И он действительно превратился если не в артиста, то в декоратора. Ему предстояло писать занавес к «Шехеразаде». Этот балет шел уже около двух лет, и занавес к нему был задуман давно. Но Серов не мог писать, не подготовившись очень серьезно. Он изучал персидское искусство где только мог: в Лувре, в Эрмитаже, в итальянских музеях, делал множество эскизов. В те часы, когда он работал над ними в своей московской квартире, он просил дочь играть ему «Шехеразаду» Римского-Корсакова.
Работа над эскизом была окончена в январе 1911 года, и Серов представил эскиз «комитету»: Дягилеву, Бенуа, Баксту, Нувелю, Аргутинскому. «Никто не ожидал увидеть то, что сделал, — писал он тогда жене. — Вещь не эффектная… но довольно сильно и благородно — и в ряду других ярких декораций и занавесей она будет действовать приятно — скорее похоже на фреску персидскую».
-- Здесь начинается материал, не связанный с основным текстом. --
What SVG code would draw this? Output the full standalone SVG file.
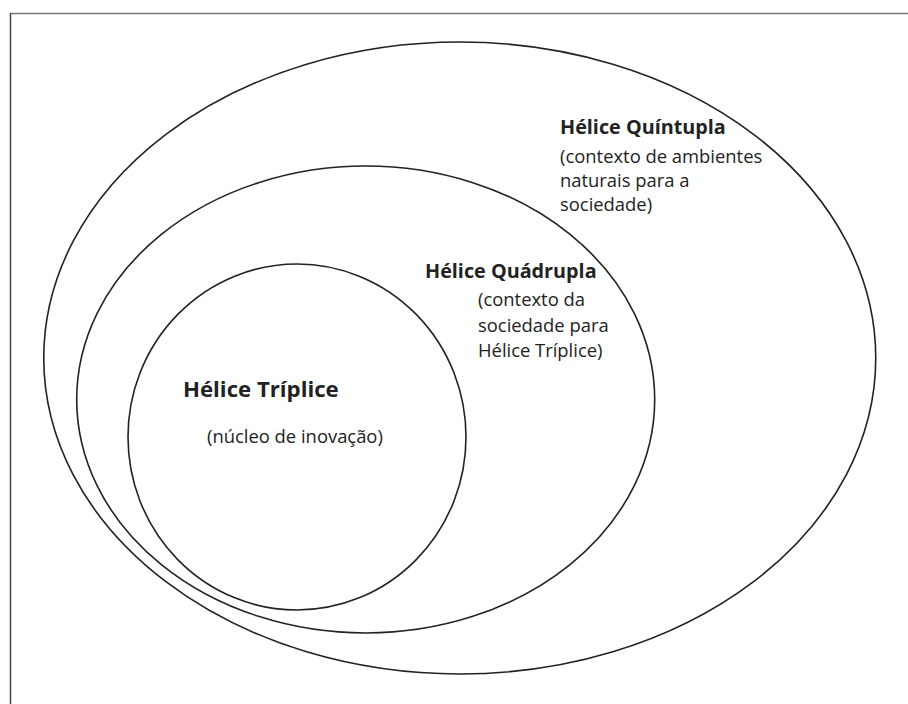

Здесь еще раз приходится столкнуться с понятием «стилизация». Теперь Серов стилизует персидские миниатюры, вживается в мир их образов, как некогда, готовясь к «Юдифи», стилизовал Ассирию.
Обычно стилизаторам предъявляют обвинение, заключающееся в том, что они исходят не из живой жизни, не из образов реальных людей, а из образов, созданных художниками прежних эпох, занимаются перепевами. Но ведь живые люди были совершенно одинаковыми в Ассирии, в Греции и в Персии и отличались лишь одеждой и прической. О животных и говорить не приходится. Однако персидский художник изображает не только человека, но и лошадь, быка совсем не так, как греческий, каждый из них подчеркивает какие-то особые свойства так, что, взглянув на изображение, мы сразу определим, кто его создал и где это происходит. И Серов был прав, решив написать не натуралистически верную сцену из «Тысячи и одной ночи», а нечто стилизованное под искусство того времени.
Дягилев должен был доставить Серову в Париж весь необходимый материал для работы над огромным полотном, деньги для того, чтобы нанять копиистов, которые должны были увеличить эскиз; Серову предстояло лишь «довести» копию. Но Дягилев, никогда не отличавшийся особой щепетильностью, теперь и совсем разошелся. Балет, конечно, стоил очень дорого, но и сам Сергей Павлович сорил деньгами, так что иногда денежные затруднения становились просто катастрофичны. А он и не думал унывать.
«Здесь начинает собираться l’états major du générallissime Diaghilew, — писал Бенуа Серову из Парижа. — Самого его я застаю вчера в донельзя потемкинском виде (и вот как ты должен его написать!) — в шелковом золотистом халате нараспашку и в кальсонах с горизонтальными полосками. Было уже около часу дня, но его светлость лишь изволили вылезать из кровати. Тут же черненький и немножко желтенький Валечка, с потрясающим мастерством завязывающий галстук».
Когда денежные дела становились особенно плохи, устроители «сезонов» думали, кто бы мог стать на сей раз меценатом. Вспоминали, кого из богачей писал недавно Серов, и обращались к нему с просьбой — посодействовать, как в былые годы.
В 1909 году Серов писал портрет Нобеля. В феврале 1910 года Бенуа сообщал Серову: «Приближается весна и вместе с ней сбор за границу странствующей труппы Дягилева. Что касается материала и исполнителей, то все обстоит великолепно, но увы, того же нельзя сказать про финансы. Строго между нами: последние плохи, и даже цель моего письма находится в зависимости от этого обстоятельства. Думаем снова обратиться к щедрому Нобелю и на сей раз. Ввиду твоего отсутствия хотим подать челобитную от имени художников, участвующих в деле или питающих к нему расположение. Разумеется, без тебя это нельзя сделать и, наоборот, в твоем участии вся соль. Не позволишь ли ты поставить твое имя рядом с нашими? Если бы ты согласился на это участие, то будь мил и пришли мне ответ телеграммой, составя ее в таких выражениях, чтобы можно было ее присоединить к письму Нобелю; ну, что ли, в таком роде: „Присоединяюсь к вашей просьбе, обращенной к Нобелю“ или как хочешь».